The cohorts of new insulin users and matched nonusers were selected from a larger cohort of over 7,000 patients in the Hong Kong Diabetes Registry after exclusion of those with type 1 diabetes or preexisting cancer. Further, in pursuit of a “new users” design, 1,480 subjects with previous insulin use were also appropriately excluded. A propensity score for insulin exposure was built on a set of physiologic and clinical variables including age, smoking status, duration of diabetes, and A1C. Given that age and smoking status were matching variables, it is not clear why they were also included in the propensity score, whereas duration of diabetes or A1C were not. If A1C were used as a matching variable, its relationship with cancer incidence could not have been evaluated but, as pointed out, this relationship is already well established.

The classification of users and nonusers may also have contributed to the extremely protective risk estimate since to become a member of the insulin user cohort, subjects would have had to survive, cancer free, long enough to receive insulin. Moreover, using drug exposure variables that are fixed with time may introduce further bias into the analyses. There is further scope for residual confounding in the use of additional glucose-lowering treatments by insulin users and nonusers and, given the available evidence, it would have been helpful to control more stringently for the exposures to these other agents. A stronger approach would employ time-varying exposure definitions and even a dose-response gradient, especially in the treatment of type 2 diabetes, which tends to escalate over time.

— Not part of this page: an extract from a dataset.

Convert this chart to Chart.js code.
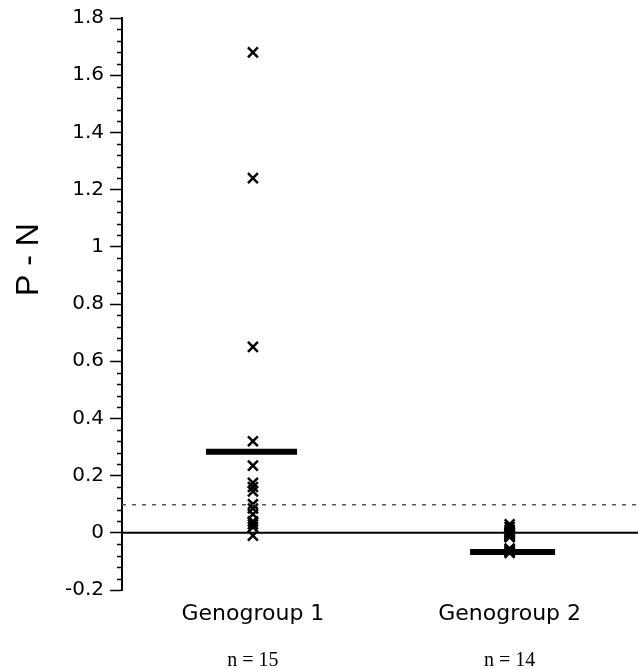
<!doctype html>
<html>
<head>
    <title>P - N by genogroup</title>
    <script src="https://cdn.jsdelivr.net/npm/chart.js@4.4.1/dist/chart.umd.min.js"></script>
    <style>
        body { margin: 0; background: #fff; }
        #wrap { width: 638px; height: 669px; }
    </style>
</head>
<body>
    <div id="wrap"><canvas id="myChart" width="638" height="669"></canvas></div>
    <script>
        // groups and their sample sizes
        var groupNames = ['Genogroup 1', 'Genogroup 2'];
        var groupSizes = ['n = 15', 'n = 14'];
        var yTitle = 'P - N';

        // P - N values
        var group1 = [1.68, 1.24, 0.65, 0.32, 0.235, 0.175, 0.16, 0.145, 0.10, 0.085, 0.065, 0.04, 0.03, 0.02, -0.01];
        var group2 = [0.03, 0.02, 0.01, 0.005, 0, -0.003, -0.006, -0.01, -0.012, -0.015, -0.055, -0.06, -0.065, -0.07];

        // horizontal bar per group: value, left end, right end (x units)
        var barValues = [0.283, -0.067];
        var barLeft = [0.817, 1.846];
        var barRight = [1.172, 2.177];

        var cutoff = 0.098;
        var baseline = 0;

        var xMin = 0.49, xMax = 2.5;

        function pts(vals, x) {
            return vals.map(function(v) { return {x: x, y: v}; });
        }

        var datasets = [];
        datasets.push({
            type: 'line', data: [{x: xMin, y: cutoff}, {x: xMax, y: cutoff}],
            borderColor: '#555', borderWidth: 1.5, borderDash: [4, 6], pointRadius: 0
        });
        datasets.push({
            type: 'line', data: [{x: xMin, y: baseline}, {x: xMax, y: baseline}],
            borderColor: '#000', borderWidth: 2, pointRadius: 0
        });
        [group1, group2].forEach(function(g, i) {
            datasets.push({
                type: 'scatter', data: pts(g, i + 1),
                pointStyle: 'crossRot', pointRadius: 7, borderColor: '#000', borderWidth: 2.5
            });
            datasets.push({
                type: 'line', data: [{x: barLeft[i], y: barValues[i]}, {x: barRight[i], y: barValues[i]}],
                borderColor: '#000', borderWidth: 6, pointRadius: 0
            });
        });

        var minorTicks = {
            id: 'minorTicks',
            afterDraw: function(chart) {
                var y = chart.scales.y;
                var ctx = chart.ctx;
                var x0 = chart.chartArea.left;
                ctx.save();
                ctx.strokeStyle = '#000';
                ctx.lineWidth = 1.5;
                for (var k = 0; k <= 50; k++) {
                    if (k % 5 === 0) continue;
                    var py = Math.round(y.getPixelForValue(-0.2 + k * 0.04)) + 0.5;
                    ctx.beginPath();
                    ctx.moveTo(x0 - 5, py);
                    ctx.lineTo(x0, py);
                    ctx.stroke();
                }
                ctx.restore();
            }
        };

        var ctx = document.getElementById('myChart').getContext('2d');
        new Chart(ctx, {
            data: {datasets: datasets},
            plugins: [minorTicks],
            options: {
                responsive: false,
                animation: false,
                events: [],
                layout: {autoPadding: false, padding: {top: 18, right: 0, left: 0, bottom: 0}},
                plugins: {legend: {display: false}, tooltip: {enabled: false}},
                scales: {
                    x: {
                        type: 'linear', min: xMin, max: xMax, position: 'bottom',
                        afterBuildTicks: function(s) { s.ticks = [{value: 1}, {value: 2}]; },
                        afterFit: function(s) { s.height = 45; },
                        grid: {display: false, drawTicks: false},
                        border: {display: false},
                        ticks: {
                            padding: 11, color: '#000', maxRotation: 0,
                            font: {family: 'DejaVu Sans', size: 22},
                            callback: function(v, i) { return groupNames[i]; }
                        }
                    },
                    xn: {
                        type: 'linear', min: xMin, max: xMax, position: 'bottom',
                        afterBuildTicks: function(s) { s.ticks = [{value: 1}, {value: 2}]; },
                        afterFit: function(s) { s.height = 34; },
                        grid: {display: false, drawTicks: false},
                        border: {display: false},
                        ticks: {
                            padding: 14, color: '#000', maxRotation: 0,
                            font: {family: 'Liberation Serif', size: 20},
                            callback: function(v, i) { return groupSizes[i]; }
                        }
                    },
                    y: {
                        type: 'linear', min: -0.2, max: 1.8,
                        afterFit: function(s) { s.width = 122; },
                        grid: {drawOnChartArea: false, drawTicks: true, tickLength: 12, tickWidth: 1.5, tickColor: '#000'},
                        border: {display: true, color: '#000', width: 2},
                        ticks: {
                            stepSize: 0.2, padding: 6, color: '#000',
                            font: {family: 'DejaVu Sans', size: 20},
                            callback: function(v) { return String(+v.toFixed(1)); }
                        },
                        title: {
                            display: true, color: '#000',
                            // leading blanks lift the title above the axis middle, as in the original
                            text: yTitle.padStart(yTitle.length + 10, ' '),
                            font: {family: 'Liberation Sans', size: 32},
                            padding: {top: 10, bottom: 0}
                        }
                    }
                }
            }
        });
    </script>
</body>
</html>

Apart from these methodological considerations, a more fundamental concern is that the authors postulate that the observed protective effect of insulin is secondary to its glucose-lowering action, but they do not document the extent to which insulin actually lowered blood glucose. This leaves the authors on the horns of a dilemma. If the postulated protective effect of insulin as compared with noninsulin therapies is due to glucose lowering, it follows that patients on insulin would need to achieve lower glucose levels than the comparator. From the evidence presented, this was not the case. The alternative explanation, i.e., that insulin directly suppressed tumor growth, seems even more implausible.

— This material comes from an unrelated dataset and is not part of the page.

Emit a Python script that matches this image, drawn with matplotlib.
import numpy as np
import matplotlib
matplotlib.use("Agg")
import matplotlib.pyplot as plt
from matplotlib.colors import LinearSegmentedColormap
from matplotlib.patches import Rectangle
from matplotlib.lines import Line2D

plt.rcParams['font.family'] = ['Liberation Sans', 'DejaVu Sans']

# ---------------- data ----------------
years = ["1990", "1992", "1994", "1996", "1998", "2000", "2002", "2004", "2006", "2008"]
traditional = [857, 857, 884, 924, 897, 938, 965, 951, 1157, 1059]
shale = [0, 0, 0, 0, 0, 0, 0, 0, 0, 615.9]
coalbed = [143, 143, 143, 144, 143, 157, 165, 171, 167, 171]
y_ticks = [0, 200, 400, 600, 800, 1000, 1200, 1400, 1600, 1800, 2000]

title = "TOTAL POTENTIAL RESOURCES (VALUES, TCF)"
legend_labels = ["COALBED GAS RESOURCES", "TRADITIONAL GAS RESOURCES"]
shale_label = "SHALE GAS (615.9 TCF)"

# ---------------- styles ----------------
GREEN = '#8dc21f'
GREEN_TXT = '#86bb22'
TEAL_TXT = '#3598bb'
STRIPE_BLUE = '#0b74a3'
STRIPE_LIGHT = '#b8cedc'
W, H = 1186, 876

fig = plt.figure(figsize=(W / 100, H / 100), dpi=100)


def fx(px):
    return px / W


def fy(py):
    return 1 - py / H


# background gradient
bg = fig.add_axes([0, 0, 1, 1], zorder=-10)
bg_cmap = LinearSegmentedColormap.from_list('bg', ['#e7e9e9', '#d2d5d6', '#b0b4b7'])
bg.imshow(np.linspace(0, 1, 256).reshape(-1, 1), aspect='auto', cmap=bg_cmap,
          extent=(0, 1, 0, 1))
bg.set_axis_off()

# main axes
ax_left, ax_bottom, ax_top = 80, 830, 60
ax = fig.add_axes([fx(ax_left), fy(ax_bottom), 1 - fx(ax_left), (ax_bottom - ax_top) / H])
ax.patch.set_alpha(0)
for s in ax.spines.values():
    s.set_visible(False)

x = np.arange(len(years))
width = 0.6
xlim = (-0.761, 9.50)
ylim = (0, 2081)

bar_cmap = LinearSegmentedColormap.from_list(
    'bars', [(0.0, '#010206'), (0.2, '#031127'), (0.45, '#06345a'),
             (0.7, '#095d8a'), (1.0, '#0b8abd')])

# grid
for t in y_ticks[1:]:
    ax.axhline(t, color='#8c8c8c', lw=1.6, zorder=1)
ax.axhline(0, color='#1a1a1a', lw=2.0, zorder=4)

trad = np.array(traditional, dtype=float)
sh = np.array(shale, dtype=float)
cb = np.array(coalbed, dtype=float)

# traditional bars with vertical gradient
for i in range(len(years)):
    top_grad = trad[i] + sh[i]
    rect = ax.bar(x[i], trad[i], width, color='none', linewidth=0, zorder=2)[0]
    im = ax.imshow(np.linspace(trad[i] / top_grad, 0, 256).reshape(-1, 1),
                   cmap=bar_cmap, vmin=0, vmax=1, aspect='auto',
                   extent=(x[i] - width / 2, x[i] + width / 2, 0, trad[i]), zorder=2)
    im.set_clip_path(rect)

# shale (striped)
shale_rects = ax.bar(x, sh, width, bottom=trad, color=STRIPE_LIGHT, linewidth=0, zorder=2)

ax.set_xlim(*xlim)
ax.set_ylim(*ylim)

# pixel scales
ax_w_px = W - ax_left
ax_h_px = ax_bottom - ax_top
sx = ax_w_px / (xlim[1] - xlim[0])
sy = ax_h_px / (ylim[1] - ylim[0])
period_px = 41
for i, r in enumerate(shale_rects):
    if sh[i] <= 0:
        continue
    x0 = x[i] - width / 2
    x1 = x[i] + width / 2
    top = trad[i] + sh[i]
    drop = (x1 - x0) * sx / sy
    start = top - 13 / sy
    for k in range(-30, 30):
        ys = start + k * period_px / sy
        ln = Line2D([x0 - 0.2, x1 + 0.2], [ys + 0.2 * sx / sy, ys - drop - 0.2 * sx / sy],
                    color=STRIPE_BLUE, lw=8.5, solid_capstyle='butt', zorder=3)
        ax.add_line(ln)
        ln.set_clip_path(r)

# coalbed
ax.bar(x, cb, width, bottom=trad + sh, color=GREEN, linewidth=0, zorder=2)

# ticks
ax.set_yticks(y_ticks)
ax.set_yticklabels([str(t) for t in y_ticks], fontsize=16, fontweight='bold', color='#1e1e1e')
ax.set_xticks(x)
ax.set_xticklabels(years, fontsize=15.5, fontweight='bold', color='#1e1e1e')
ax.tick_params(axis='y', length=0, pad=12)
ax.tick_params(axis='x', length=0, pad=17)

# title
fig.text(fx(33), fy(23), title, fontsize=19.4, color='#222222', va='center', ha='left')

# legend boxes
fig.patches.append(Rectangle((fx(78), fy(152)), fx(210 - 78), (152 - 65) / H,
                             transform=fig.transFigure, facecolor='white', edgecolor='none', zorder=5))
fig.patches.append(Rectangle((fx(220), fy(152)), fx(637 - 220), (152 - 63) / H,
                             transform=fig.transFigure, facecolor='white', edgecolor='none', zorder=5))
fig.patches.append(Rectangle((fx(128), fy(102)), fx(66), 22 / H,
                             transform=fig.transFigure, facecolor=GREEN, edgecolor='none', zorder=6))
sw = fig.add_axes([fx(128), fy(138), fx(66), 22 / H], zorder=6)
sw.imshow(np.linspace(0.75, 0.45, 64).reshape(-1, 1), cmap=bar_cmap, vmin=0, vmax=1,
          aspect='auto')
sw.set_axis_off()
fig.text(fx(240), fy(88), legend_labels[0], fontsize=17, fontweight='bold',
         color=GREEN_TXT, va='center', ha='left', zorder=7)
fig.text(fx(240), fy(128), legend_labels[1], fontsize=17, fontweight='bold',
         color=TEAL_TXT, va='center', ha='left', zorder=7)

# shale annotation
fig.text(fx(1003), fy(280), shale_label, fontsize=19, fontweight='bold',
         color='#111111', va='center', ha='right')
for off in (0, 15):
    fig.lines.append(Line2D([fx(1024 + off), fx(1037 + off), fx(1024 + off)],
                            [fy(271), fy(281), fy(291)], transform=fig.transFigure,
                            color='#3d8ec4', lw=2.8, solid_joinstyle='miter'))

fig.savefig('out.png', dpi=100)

In summary, Yang et al. have contributed to the rapidly growing literature on the relationship between diabetes, glucose-lowering therapy, and cancer, but these new data, while useful in hypothesis generation, potentially give rise to more problems than solutions. The results, unexpected as they are in light of previous reports (17,19), are however a useful reminder of the need to keep an open mind in this complex and evolving area. The worst outcome, in our view, would be for the reader to conclude that observational studies are so intrinsically unreliable as to be of no value at all. The best outcome would be for us all to reach broader consensus as to how further studies should be undertaken in this area, both in terms of improved methodology and sharper focus on prespecified outcomes for which we have a clear mechanistic hypothesis. For all their limitations, observational studies provide the best available evidence of potential harms in situations such as this (20,21). It is of paramount importance, therefore, that such observational studies be appropriately designed, rigorously conducted, and cautiously interpreted. We may be at the start of a long road when we try to disentangle diabetes, diabetes therapy, and cancer, but the road must be taken, wherever it might lead.

See accompanying original article, p. 1254.

No potential conflicts of interest relevant to this article were reported.